EXERCISE BRIEF
Reproduce all the lines exactly as they stand, apart from the pictures.

PROVIDED DATA
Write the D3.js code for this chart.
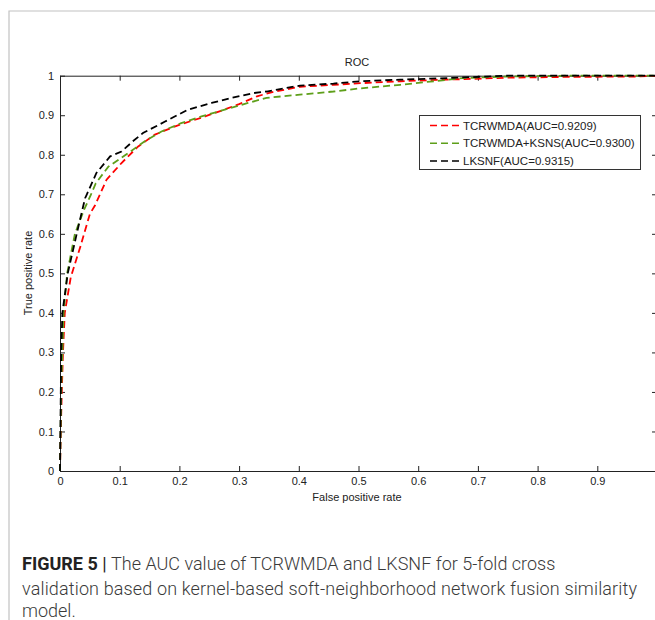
<!DOCTYPE html>
<html lang="en">
  <head>
    <meta charset="utf-8">
    <title>ROC</title>
    <script src="https://d3js.org/d3.v7.min.js"></script>
    <style>
      body { margin: 0; background: #fff; }
    </style>
  </head>
  <body>
    <script type="text/javascript">
      // ROC curves: [false positive rate, true positive rate]
      const redPoints = [[0,0],[0.001,0.08],[0.003,0.2],[0.005,0.3],[0.008,0.4],[0.018,0.49],[0.034,0.567],
        [0.05,0.65],[0.059,0.673],[0.078,0.737],[0.103,0.779],[0.131,0.821],[0.159,0.851],[0.193,0.872],
        [0.243,0.897],[0.271,0.912],[0.30,0.928],[0.33,0.948],[0.36,0.96],[0.402,0.972],[0.458,0.977],
        [0.503,0.981],[0.57,0.986],[0.648,0.99],[0.75,0.995],[0.85,0.997],[0.97,0.998],[1,1]];
      const greenPoints = [[0,0],[0.001,0.1],[0.002,0.2],[0.004,0.3],[0.006,0.4],[0.012,0.5],[0.025,0.6],
        [0.04,0.66],[0.052,0.7],[0.06,0.728],[0.081,0.77],[0.114,0.804],[0.142,0.834],[0.17,0.859],
        [0.203,0.88],[0.237,0.897],[0.276,0.914],[0.315,0.931],[0.346,0.944],[0.402,0.952],[0.458,0.96],
        [0.503,0.968],[0.57,0.977],[0.62,0.985],[0.675,0.994],[0.748,0.998],[0.85,1],[1,1]];
      const blackPoints = [[0,0],[0.001,0.15],[0.002,0.3],[0.004,0.4],[0.013,0.5],[0.028,0.6],[0.042,0.69],
        [0.045,0.7],[0.061,0.754],[0.084,0.796],[0.103,0.808],[0.122,0.834],[0.139,0.855],[0.176,0.884],
        [0.214,0.914],[0.254,0.931],[0.288,0.944],[0.324,0.956],[0.346,0.96],[0.402,0.975],[0.458,0.98],
        [0.503,0.986],[0.57,0.99],[0.648,0.994],[0.75,1],[1,1]];

      const seriesNames = ["TCRWMDA(AUC=0.9209)", "TCRWMDA+KSNS(AUC=0.9300)", "LKSNF(AUC=0.9315)"];
      const seriesColors = ["#ff0000", "#5e9f1a", "#000000"];
      const xTicks = [0, 0.1, 0.2, 0.3, 0.4, 0.5, 0.6, 0.7, 0.8, 0.9, 1];
      const yTicks = [0, 0.1, 0.2, 0.3, 0.4, 0.5, 0.6, 0.7, 0.8, 0.9, 1];
      const captionLines = [
        "The AUC value of TCRWMDA and LKSNF for 5-fold cross",
        "validation based on kernel-based soft-neighborhood network fusion similarity",
        "model."
      ];

      const svgWidth = 655;
      const svgHeight = 620;
      const font = "'Liberation Sans', Arial, sans-serif";
      const plotLeft = 60, plotRight = 657, plotTop = 75.7, plotBottom = 471;

      const svg = d3.select("body")
        .append("svg")
        .attr("width", svgWidth)
        .attr("height", svgHeight);

      // figure frame (gray)
      svg.append("path")
        .attr("d", "M9,620 L9,11 L655,11")
        .attr("fill", "none")
        .attr("stroke", "#c2c2c2")
        .attr("stroke-width", 1.2);

      const xScale = d3.scaleLinear().domain([0, 1]).range([plotLeft, plotRight]);
      const yScale = d3.scaleLinear().domain([0, 1]).range([plotBottom, plotTop]);

      const fmt = d => d3.format("")(+d.toFixed(1));

      function styleAxis(g) {
        g.selectAll("path.domain").attr("stroke", "#222").attr("stroke-width", 1);
        g.selectAll(".tick line").attr("stroke", "#222");
        g.selectAll("text").attr("font-family", font).attr("font-size", "11px").attr("fill", "#222");
      }

      svg.append("g")
        .attr("transform", `translate(0,${plotBottom})`)
        .call(d3.axisBottom(xScale).tickValues(xTicks.slice(0, -1)).tickFormat(fmt).tickSize(-5).tickSizeOuter(0).tickPadding(6))
        .call(styleAxis);
      svg.append("g")
        .attr("transform", `translate(0,${plotTop})`)
        .call(d3.axisTop(xScale).tickValues(xTicks).tickFormat("").tickSize(-5).tickSizeOuter(0))
        .call(styleAxis);
      svg.append("g")
        .attr("transform", `translate(${plotLeft},0)`)
        .call(d3.axisLeft(yScale).tickValues(yTicks).tickFormat(fmt).tickSize(-5).tickSizeOuter(0).tickPadding(6))
        .call(styleAxis);
      svg.append("g")
        .attr("transform", `translate(${plotRight},0)`)
        .call(d3.axisRight(yScale).tickValues(yTicks).tickFormat("").tickSize(-5).tickSizeOuter(0))
        .call(styleAxis);

      const line = d3.line()
        .x(d => xScale(d[0]))
        .y(d => yScale(d[1]));

      [redPoints, greenPoints, blackPoints].forEach((pts, i) => {
        svg.append("path")
          .datum(pts)
          .attr("d", line)
          .attr("fill", "none")
          .attr("stroke", seriesColors[i])
          .attr("stroke-width", 1.8)
          .attr("stroke-dasharray", "7,4");
      });

      // title and axis labels
      svg.append("text")
        .attr("x", 357).attr("y", 66)
        .attr("text-anchor", "middle")
        .attr("font-family", font).attr("font-size", "11px").attr("fill", "#222")
        .text("ROC");
      svg.append("text")
        .attr("x", 357).attr("y", 501)
        .attr("text-anchor", "middle")
        .attr("font-family", font).attr("font-size", "11px").attr("fill", "#222")
        .text("False positive rate");
      svg.append("text")
        .attr("transform", "translate(32,273) rotate(-90)")
        .attr("text-anchor", "middle")
        .attr("font-family", font).attr("font-size", "11px").attr("fill", "#222")
        .text("True positive rate");

      // legend
      const legend = svg.append("g");
      legend.append("rect")
        .attr("x", 419.5).attr("y", 115.5)
        .attr("width", 221).attr("height", 54)
        .attr("fill", "#fff")
        .attr("stroke", "#333");
      seriesNames.forEach((name, i) => {
        const y = 125.5 + i * 17.8;
        legend.append("line")
          .attr("x1", 430).attr("x2", 462)
          .attr("y1", y).attr("y2", y)
          .attr("stroke", seriesColors[i])
          .attr("stroke-width", 1.5)
          .attr("stroke-dasharray", "7,4");
        legend.append("text")
          .attr("x", 463).attr("y", y + 4)
          .attr("font-family", font).attr("font-size", "11.5px").attr("fill", "#222")
          .text(name);
      });

      // caption
      const cap = svg.append("g")
        .attr("font-family", "Roboto, 'Liberation Sans', sans-serif")
        .attr("font-size", "18px")
        .attr("fill", "#3a3a3a");
      const first = cap.append("text").attr("x", 22).attr("y", 570);
      first.append("tspan").attr("font-weight", "bold").attr("fill", "#222").text("FIGURE 5");
      first.append("tspan").attr("fill", "#222").text(" | ");
      first.append("tspan").attr("font-weight", 300).text(captionLines[0]);
      cap.append("text").attr("x", 22).attr("y", 595).attr("font-weight", 300)
        .attr("textLength", 615).attr("lengthAdjust", "spacing").text(captionLines[1]);
      cap.append("text").attr("x", 22).attr("y", 617).attr("font-weight", 300).text(captionLines[2]);
    </script>
  </body>
</html>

OUTPUT FOR THIS TASK
Write the D3.js code for this chart.
<!DOCTYPE html>
<html lang="en">
  <head>
    <meta charset="utf-8">
    <title>ROC</title>
    <script src="https://d3js.org/d3.v7.min.js"></script>
    <style>
      body { margin: 0; background: #fff; }
    </style>
  </head>
  <body>
    <script type="text/javascript">
      // ROC curves: [false positive rate, true positive rate]
      const redPoints = [[0,0],[0.001,0.08],[0.003,0.2],[0.005,0.3],[0.008,0.4],[0.018,0.49],[0.034,0.567],
        [0.05,0.65],[0.059,0.673],[0.078,0.737],[0.103,0.779],[0.131,0.821],[0.159,0.851],[0.193,0.872],
        [0.243,0.897],[0.271,0.912],[0.30,0.928],[0.33,0.948],[0.36,0.96],[0.402,0.972],[0.458,0.977],
        [0.503,0.981],[0.57,0.986],[0.648,0.99],[0.75,0.995],[0.85,0.997],[0.97,0.998],[1,1]];
      const greenPoints = [[0,0],[0.001,0.1],[0.002,0.2],[0.004,0.3],[0.006,0.4],[0.012,0.5],[0.025,0.6],
        [0.04,0.66],[0.052,0.7],[0.06,0.728],[0.081,0.77],[0.114,0.804],[0.142,0.834],[0.17,0.859],
        [0.203,0.88],[0.237,0.897],[0.276,0.914],[0.315,0.931],[0.346,0.944],[0.402,0.952],[0.458,0.96],
        [0.503,0.968],[0.57,0.977],[0.62,0.985],[0.675,0.994],[0.748,0.998],[0.85,1],[1,1]];
      const blackPoints = [[0,0],[0.001,0.15],[0.002,0.3],[0.004,0.4],[0.013,0.5],[0.028,0.6],[0.042,0.69],
        [0.045,0.7],[0.061,0.754],[0.084,0.796],[0.103,0.808],[0.122,0.834],[0.139,0.855],[0.176,0.884],
        [0.214,0.914],[0.254,0.931],[0.288,0.944],[0.324,0.956],[0.346,0.96],[0.402,0.975],[0.458,0.98],
        [0.503,0.986],[0.57,0.99],[0.648,0.994],[0.75,1],[1,1]];

      const seriesNames = ["TCRWMDA(AUC=0.9209)", "TCRWMDA+KSNS(AUC=0.9300)", "LKSNF(AUC=0.9315)"];
      const seriesColors = ["#ff0000", "#5e9f1a", "#000000"];
      const xTicks = [0, 0.1, 0.2, 0.3, 0.4, 0.5, 0.6, 0.7, 0.8, 0.9, 1];
      const yTicks = [0, 0.1, 0.2, 0.3, 0.4, 0.5, 0.6, 0.7, 0.8, 0.9, 1];
      const captionLines = [
        "The AUC value of TCRWMDA and LKSNF for 5-fold cross",
        "validation based on kernel-based soft-neighborhood network fusion similarity",
        "model."
      ];

      const svgWidth = 655;
      const svgHeight = 620;
      const font = "'Liberation Sans', Arial, sans-serif";
      const plotLeft = 60, plotRight = 657, plotTop = 75.7, plotBottom = 471;

      const svg = d3.select("body")
        .append("svg")
        .attr("width", svgWidth)
        .attr("height", svgHeight);

      // figure frame (gray)
      svg.append("path")
        .attr("d", "M9,620 L9,11 L655,11")
        .attr("fill", "none")
        .attr("stroke", "#c2c2c2")
        .attr("stroke-width", 1.2);

      const xScale = d3.scaleLinear().domain([0, 1]).range([plotLeft, plotRight]);
      const yScale = d3.scaleLinear().domain([0, 1]).range([plotBottom, plotTop]);

      const fmt = d => d3.format("")(+d.toFixed(1));

      function styleAxis(g) {
        g.selectAll("path.domain").attr("stroke", "#222").attr("stroke-width", 1);
        g.selectAll(".tick line").attr("stroke", "#222");
        g.selectAll("text").attr("font-family", font).attr("font-size", "11px").attr("fill", "#222");
      }

      svg.append("g")
        .attr("transform", `translate(0,${plotBottom})`)
        .call(d3.axisBottom(xScale).tickValues(xTicks.slice(0, -1)).tickFormat(fmt).tickSize(-5).tickSizeOuter(0).tickPadding(6))
        .call(styleAxis);
      svg.append("g")
        .attr("transform", `translate(0,${plotTop})`)
        .call(d3.axisTop(xScale).tickValues(xTicks).tickFormat("").tickSize(-5).tickSizeOuter(0))
        .call(styleAxis);
      svg.append("g")
        .attr("transform", `translate(${plotLeft},0)`)
        .call(d3.axisLeft(yScale).tickValues(yTicks).tickFormat(fmt).tickSize(-5).tickSizeOuter(0).tickPadding(6))
        .call(styleAxis);
      svg.append("g")
        .attr("transform", `translate(${plotRight},0)`)
        .call(d3.axisRight(yScale).tickValues(yTicks).tickFormat("").tickSize(-5).tickSizeOuter(0))
        .call(styleAxis);

      const line = d3.line()
        .x(d => xScale(d[0]))
        .y(d => yScale(d[1]));

      [redPoints, greenPoints, blackPoints].forEach((pts, i) => {
        svg.append("path")
          .datum(pts)
          .attr("d", line)
          .attr("fill", "none")
          .attr("stroke", seriesColors[i])
          .attr("stroke-width", 1.8)
          .attr("stroke-dasharray", "7,4");
      });

      // title and axis labels
      svg.append("text")
        .attr("x", 357).attr("y", 66)
        .attr("text-anchor", "middle")
        .attr("font-family", font).attr("font-size", "11px").attr("fill", "#222")
        .text("ROC");
      svg.append("text")
        .attr("x", 357).attr("y", 501)
        .attr("text-anchor", "middle")
        .attr("font-family", font).attr("font-size", "11px").attr("fill", "#222")
        .text("False positive rate");
      svg.append("text")
        .attr("transform", "translate(32,273) rotate(-90)")
        .attr("text-anchor", "middle")
        .attr("font-family", font).attr("font-size", "11px").attr("fill", "#222")
        .text("True positive rate");

      // legend
      const legend = svg.append("g");
      legend.append("rect")
        .attr("x", 419.5).attr("y", 115.5)
        .attr("width", 221).attr("height", 54)
        .attr("fill", "#fff")
        .attr("stroke", "#333");
      seriesNames.forEach((name, i) => {
        const y = 125.5 + i * 17.8;
        legend.append("line")
          .attr("x1", 430).attr("x2", 462)
          .attr("y1", y).attr("y2", y)
          .attr("stroke", seriesColors[i])
          .attr("stroke-width", 1.5)
          .attr("stroke-dasharray", "7,4");
        legend.append("text")
          .attr("x", 463).attr("y", y + 4)
          .attr("font-family", font).attr("font-size", "11.5px").attr("fill", "#222")
          .text(name);
      });

      // caption
      const cap = svg.append("g")
        .attr("font-family", "Roboto, 'Liberation Sans', sans-serif")
        .attr("font-size", "18px")
        .attr("fill", "#3a3a3a");
      const first = cap.append("text").attr("x", 22).attr("y", 570);
      first.append("tspan").attr("font-weight", "bold").attr("fill", "#222").text("FIGURE 5");
      first.append("tspan").attr("fill", "#222").text(" | ");
      first.append("tspan").attr("font-weight", 300).text(captionLines[0]);
      cap.append("text").attr("x", 22).attr("y", 595).attr("font-weight", 300)
        .attr("textLength", 615).attr("lengthAdjust", "spacing").text(captionLines[1]);
      cap.append("text").attr("x", 22).attr("y", 617).attr("font-weight", 300).text(captionLines[2]);
    </script>
  </body>
</html>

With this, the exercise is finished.